One day when we were out sailing, the mainsail separated from the mast like a zipper. Luckily, the wind wasn’t too strong and the sail remained attached to the mast at the top and bottom by a few slugs. We quickly brought the sail down and that was the end of our sailing for the day.
When we got back to the marina and inspected the sail, we could see that the webbing that attached the slugs to the sail had rotted through from UV exposure. This never should have happened and made us realize that we needed to establish a new maintenance schedule for the boat. When we lived aboard, we were always checking this and that and were on top of repairs before they failed.
We had a couple of different repair options to consider – use shackles to reattach the slugs to the sail or sew on the slugs. The people that we bought our boat from had sailed to the South Pacific and New Zealand and used the sewn-on method of attaching the slugs to the sail. I thought if hand-sewing could withstand offshore cruising, than this method would work for me too. The slugs themselves were in good shape, it was just the webbing that needed replacing.
I searched online for information about how to sew slugs on a sail and found bits and pieces but not complete instructions. I do not profess to be an expert at this, but I thought I would share what I did.
First, assemble your supplies:
- Rot-resistant webbing
- BBQ lighter to seal the ends of the webbing
- Waxed thread and strong needle
- Measuring tape
- Sailmaker’s palm.
Although only eight slugs broke off on our mainsail, I replaced all of the slugs. I wanted each slug to be identical once they were fastened to the sail so that the sail would sit properly once hoisted. I left one slug attached to the sail temporarily as a prototype while I did the repair.
I spent quite a bit of time trying to figure out how I would wrap the webbing through the slug. Once I was clear about how I was going to do this, I started by cutting 7 3/4″ lengths of webbing and sealing the edges with a BBQ lighter. If you have a hot edge knife, this would work well too. If you singe off a lot of the webbing while sealing the ends, you might have to start with a slightly longer piece of webbing.

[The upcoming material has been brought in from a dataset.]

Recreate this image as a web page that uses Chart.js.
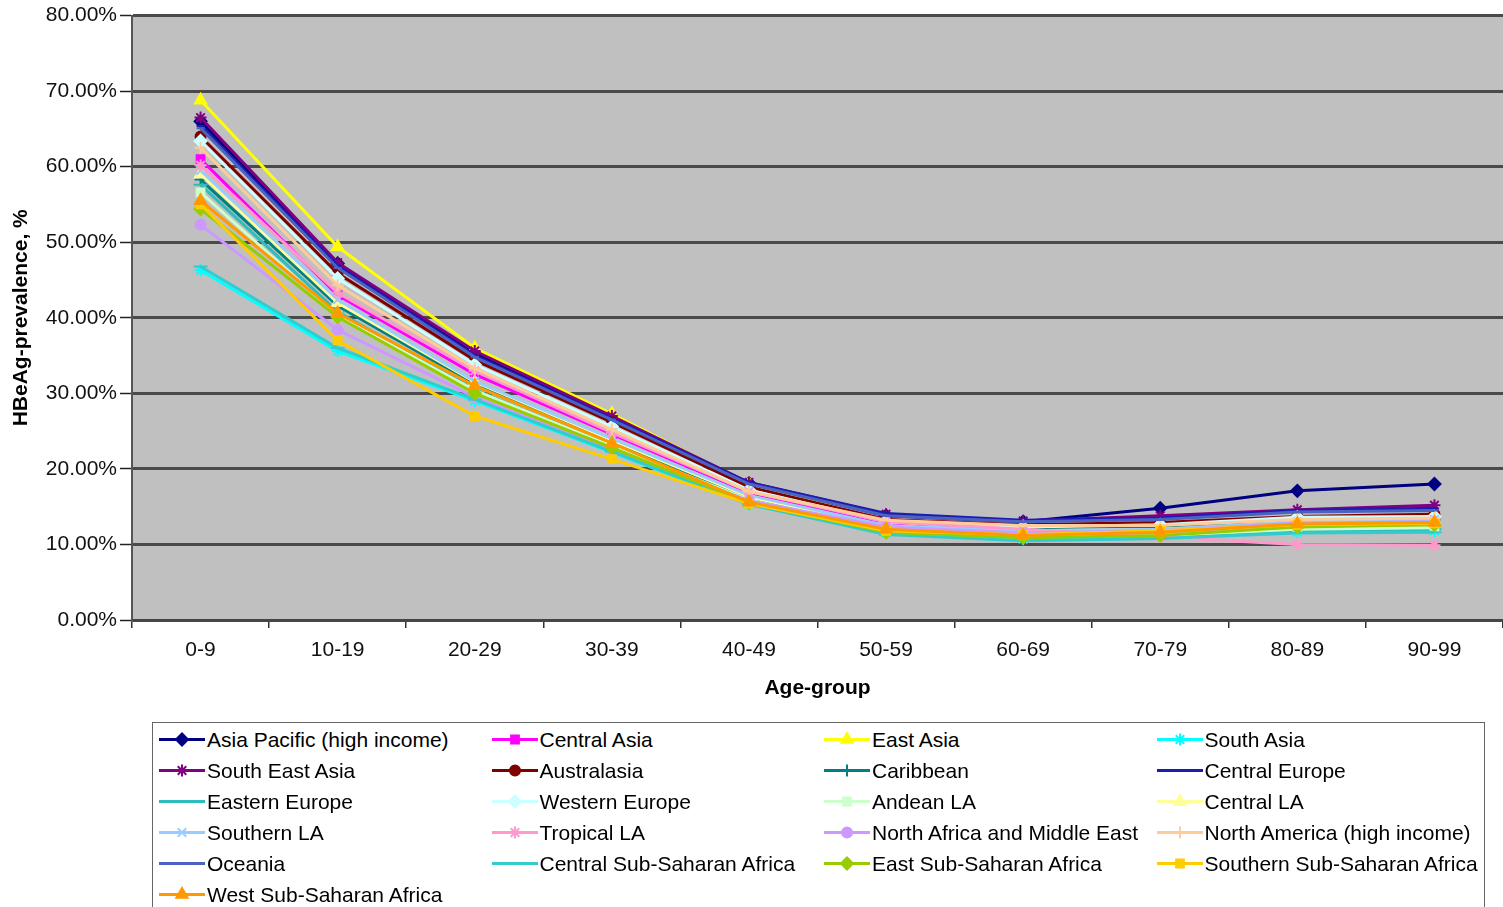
<!DOCTYPE html>
<html>
<head>
<meta charset="utf-8">
<title>HBeAg prevalence by age group</title>
<script src="https://cdn.jsdelivr.net/npm/chart.js@4/dist/chart.umd.min.js"></script>
<style>
  html, body { margin: 0; padding: 0; background: #ffffff; overflow: hidden; }
  body { width: 1503px; height: 907px; position: relative; }
  #wrap { position: absolute; left: 0; top: 0; width: 1503px; height: 710px; }
  #legend {
    position: absolute; left: 152px; top: 722px; width: 1333px; height: 200px;
    box-sizing: border-box; border: 1.5px solid #666; background: #fff;
    display: grid; grid-template-columns: repeat(4, 332.5px); grid-auto-rows: 31px;
    padding: 1px 0 0 5px;
    font-family: "Liberation Sans", Arial, sans-serif; font-size: 21px; color: #000;
  }
  .item { display: flex; align-items: center; white-space: nowrap; }
  .item canvas { width: 48px; height: 31px; flex: none; }
  .item span { margin-left: 1px; }
</style>
</head>
<body>
<div id="wrap"><canvas id="chart"></canvas></div>
<div id="legend"></div>
<script>
// Age groups on the x axis
const ageGroups = ['0-9', '10-19', '20-29', '30-39', '40-49', '50-59', '60-69', '70-79', '80-89', '90-99'];

// Y axis range and step (percent)
const yTicks = { min: 0, max: 80, step: 10 };

// HBeAg prevalence (%) per region, one value per age group
const asiaPacificHighIncome  = [66.0, 47.2, 35.3, 26.9, 18.1, 13.8, 13.0, 14.8, 17.1, 18.0];
const centralAsia            = [61.0, 43.0, 32.5, 24.6, 16.8, 12.8, 12.0, 12.2, 13.0, 13.2];
const eastAsia               = [68.8, 49.4, 36.0, 27.3, 18.0, 13.0, 12.0, 12.0, 12.8, 13.2];
const southAsia              = [46.3, 35.6, 29.0, 22.2, 15.3, 11.5, 10.7, 11.0, 11.6, 11.8];
const southEastAsia          = [66.5, 47.3, 35.6, 27.0, 18.2, 14.0, 13.1, 13.8, 14.6, 15.2];
const australasia            = [64.0, 45.9, 34.4, 26.2, 17.6, 13.3, 12.6, 12.9, 13.7, 14.0];
const caribbean              = [58.3, 41.6, 31.2, 23.6, 16.2, 12.4, 11.9, 12.4, 13.0, 13.3];
const centralEurope          = [65.4, 46.9, 35.0, 26.7, 18.2, 14.1, 13.2, 13.5, 14.5, 14.8];
const easternEurope          = [57.6, 40.8, 30.5, 23.0, 15.9, 11.9, 11.0, 11.1, 11.8, 12.0];
const westernEurope          = [63.4, 45.2, 33.8, 25.6, 17.2, 13.0, 12.3, 12.6, 13.6, 13.7];
const andeanLA               = [56.6, 40.3, 30.4, 23.0, 15.9, 11.8, 11.0, 11.2, 12.0, 12.2];
const centralLA              = [59.0, 42.0, 31.5, 23.8, 16.3, 12.3, 11.8, 12.0, 12.8, 13.0];
const southernLA             = [59.5, 42.4, 31.6, 24.0, 16.5, 12.5, 11.8, 12.0, 13.0, 13.3];
const tropicalLA             = [60.2, 43.3, 33.0, 24.8, 17.0, 13.0, 12.0, 11.0, 10.0, 9.9];
const northAfricaMiddleEast  = [52.3, 38.4, 29.5, 22.5, 15.8, 12.3, 11.5, 11.8, 12.8, 13.0];
const northAmericaHighIncome = [62.5, 44.3, 33.3, 25.2, 17.0, 13.2, 12.5, 12.5, 13.3, 13.5];
const oceania                = [65.1, 46.6, 34.8, 26.5, 18.0, 13.8, 13.0, 13.3, 14.3, 14.5];
const centralSubSaharan      = [46.8, 36.0, 29.2, 22.3, 15.3, 11.3, 10.5, 10.8, 11.5, 11.6];
const eastSubSaharan         = [54.4, 40.1, 30.0, 22.8, 15.5, 11.6, 10.9, 11.2, 12.3, 12.6];
const southernSubSaharan     = [55.0, 37.0, 27.0, 21.3, 15.4, 11.8, 11.3, 11.8, 12.6, 12.8];
const westSubSaharan         = [55.5, 40.6, 31.0, 23.4, 15.6, 12.0, 11.2, 11.6, 12.7, 12.9];

// Region names, in legend order
const regionNames = [
  'Asia Pacific (high income)', 'Central Asia', 'East Asia', 'South Asia',
  'South East Asia', 'Australasia', 'Caribbean', 'Central Europe',
  'Eastern Europe', 'Western Europe', 'Andean LA', 'Central LA',
  'Southern LA', 'Tropical LA', 'North Africa and Middle East', 'North America (high income)',
  'Oceania', 'Central Sub-Saharan Africa', 'East Sub-Saharan Africa', 'Southern Sub-Saharan Africa',
  'West Sub-Saharan Africa'
];
const regionValues = [
  asiaPacificHighIncome, centralAsia, eastAsia, southAsia,
  southEastAsia, australasia, caribbean, centralEurope,
  easternEurope, westernEurope, andeanLA, centralLA,
  southernLA, tropicalLA, northAfricaMiddleEast, northAmericaHighIncome,
  oceania, centralSubSaharan, eastSubSaharan, southernSubSaharan,
  westSubSaharan
];

// Line colours and marker shapes per series
const seriesColors = [
  '#000080', '#FF00FF', '#FFFF00', '#00FFFF',
  '#800080', '#800000', '#008080', '#1c1cb0',
  '#2fbcbc', '#CCFFFF', '#CCFFCC', '#FFFF99',
  '#99CCFF', '#FF99CC', '#CC99FF', '#FFCC99',
  '#4a62c0', '#33CCCC', '#99CC00', '#FFCC00',
  '#FF9900'
];
const markerStyles = [
  { style: 'rectRot', r: 6 }, { style: 'rect', r: 5.5 }, { style: 'triangle', r: 6.5 }, { style: 'star', r: 6 },
  { style: 'star', r: 6 }, { style: 'circle', r: 5 }, { style: 'cross', r: 6 }, { style: 'line', r: 4 },
  { style: 'line', r: 7 }, { style: 'rectRot', r: 6 }, { style: 'rect', r: 5.5 }, { style: 'triangle', r: 6.5 },
  { style: 'crossRot', r: 6 }, { style: 'star', r: 6 }, { style: 'circle', r: 5 }, { style: 'cross', r: 6 },
  { style: 'line', r: 4 }, { style: 'line', r: 7 }, { style: 'rectRot', r: 6 }, { style: 'rect', r: 5.5 },
  { style: 'triangle', r: 6.5 }
];

const FONT = '"Liberation Sans", Arial, sans-serif';
const n = regionNames.length;

const datasets = regionNames.map((name, i) => ({
  label: name,
  data: regionValues[i],
  borderColor: seriesColors[i],
  backgroundColor: seriesColors[i],
  borderWidth: 3,
  tension: 0,
  fill: false,
  pointStyle: markerStyles[i].style,
  pointRadius: markerStyles[i].r,
  pointHoverRadius: markerStyles[i].r,
  pointBackgroundColor: seriesColors[i],
  pointBorderColor: seriesColors[i],
  pointBorderWidth: 2,
  order: n - i
}));

// Grey plot background behind the grid
const plotBackground = {
  id: 'plotBackground',
  beforeDraw(chart) {
    const { ctx, chartArea: a } = chart;
    ctx.save();
    ctx.fillStyle = '#C0C0C0';
    ctx.fillRect(a.left, a.top, a.right - a.left, a.bottom - a.top);
    ctx.restore();
  }
};

new Chart(document.getElementById('chart'), {
  type: 'line',
  data: { labels: ageGroups, datasets },
  plugins: [plotBackground],
  options: {
    responsive: true,
    maintainAspectRatio: false,
    animation: false,
    events: [],
    layout: { autoPadding: false, padding: { top: 15, left: 0, right: 0, bottom: 0 } },
    plugins: { legend: { display: false }, tooltip: { enabled: false } },
    scales: {
      x: {
        offset: true,
        afterFit(scale) { scale.height = 90; },
        grid: { offset: true, drawOnChartArea: false, drawTicks: true, tickLength: 8, color: '#333', lineWidth: 1.5 },
        border: { display: true, color: '#444', width: 2 },
        ticks: { padding: 10, autoSkip: false, maxRotation: 0, color: '#111', font: { family: FONT, size: 21 } },
        title: { display: true, text: 'Age-group', color: '#000', padding: { top: 9, bottom: 9 },
                 font: { family: FONT, size: 21, weight: 'bold' } }
      },
      y: {
        min: yTicks.min,
        max: yTicks.max,
        afterFit(scale) { scale.width = 132; },
        grid: { color: '#4a4a4a', lineWidth: 3, tickLength: 12, tickColor: '#222', tickWidth: 1.5 },
        border: { display: true, color: '#555', width: 2 },
        ticks: {
          stepSize: yTicks.step, padding: 3, color: '#111',
          font: { family: FONT, size: 21 },
          callback: v => Number(v).toFixed(2) + '%'
        },
        title: { display: true, text: 'HBeAg-prevalence, %', color: '#000', padding: { top: 9, bottom: 0 },
                 font: { family: FONT, size: 21, weight: 'bold' } }
      }
    }
  }
});

// Legend: line segment with marker, then the region name
function drawMarker(ctx, style, r, x, y) {
  if (window.Chart && Chart.helpers && Chart.helpers.drawPoint) {
    Chart.helpers.drawPoint(ctx, { pointStyle: style, radius: r, rotation: 0, borderWidth: 2 }, x, y);
    return;
  }
  ctx.beginPath();
  ctx.arc(x, y, r, 0, Math.PI * 2);
  ctx.fill();
}
const legendEl = document.getElementById('legend');
regionNames.forEach((name, i) => {
  const item = document.createElement('div');
  item.className = 'item';
  const c = document.createElement('canvas');
  c.width = 48; c.height = 31;
  const ctx = c.getContext('2d');
  ctx.strokeStyle = seriesColors[i];
  ctx.fillStyle = seriesColors[i];
  ctx.lineWidth = 3;
  ctx.beginPath();
  ctx.moveTo(1, 15.5);
  ctx.lineTo(47, 15.5);
  ctx.stroke();
  ctx.lineWidth = 2;
  drawMarker(ctx, markerStyles[i].style, markerStyles[i].r, 24, 15.5);
  const label = document.createElement('span');
  label.textContent = name;
  item.appendChild(c);
  item.appendChild(label);
  legendEl.appendChild(item);
});
</script>
</body>
</html>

I then marked the webbing with a pen where my fold line would be. For me this was 1 1/16″. This was a very helpful step to insure that each of the slugs would sit the same distance away from the sail.
I wasn’t sure if there was a difference between the ends of the slugs, so I made sure that they would be similar to the one that I had left on the sail. I put the webbing through the opening in the slug once and tucked one end inside using my 1 1/16″ line as a reference point. I sewed the webbing in place tightly around the slug sewing three wraps on each edge using the waxed thread.
Double-check the length and reseal the edge of webbing if you need to shorten. I then attached the slug to the sail and sewed the remaining edge of the webbing in place. Double-check that the slug is the correct distance from the sail. Finish off your thread by looping three times.
Once I had a system for this, the repair job went quickly.
- Leave one slug on the sail as a prototype so that you can double-check your measurements.
- Measure and measure again.
- Once you are confident that you have the correct measurements, cut all pieces of webbing and seal them.
- Take your time figuring out how to do this and then once you have a system, attach each slug to a piece of webbing. Continue until you have attached all the slugs.
- Sew the slugs to the sail. Keep checking that the slug is the same distance away from the sail.
- Make one extra slug attachment as a prototype for future repairs.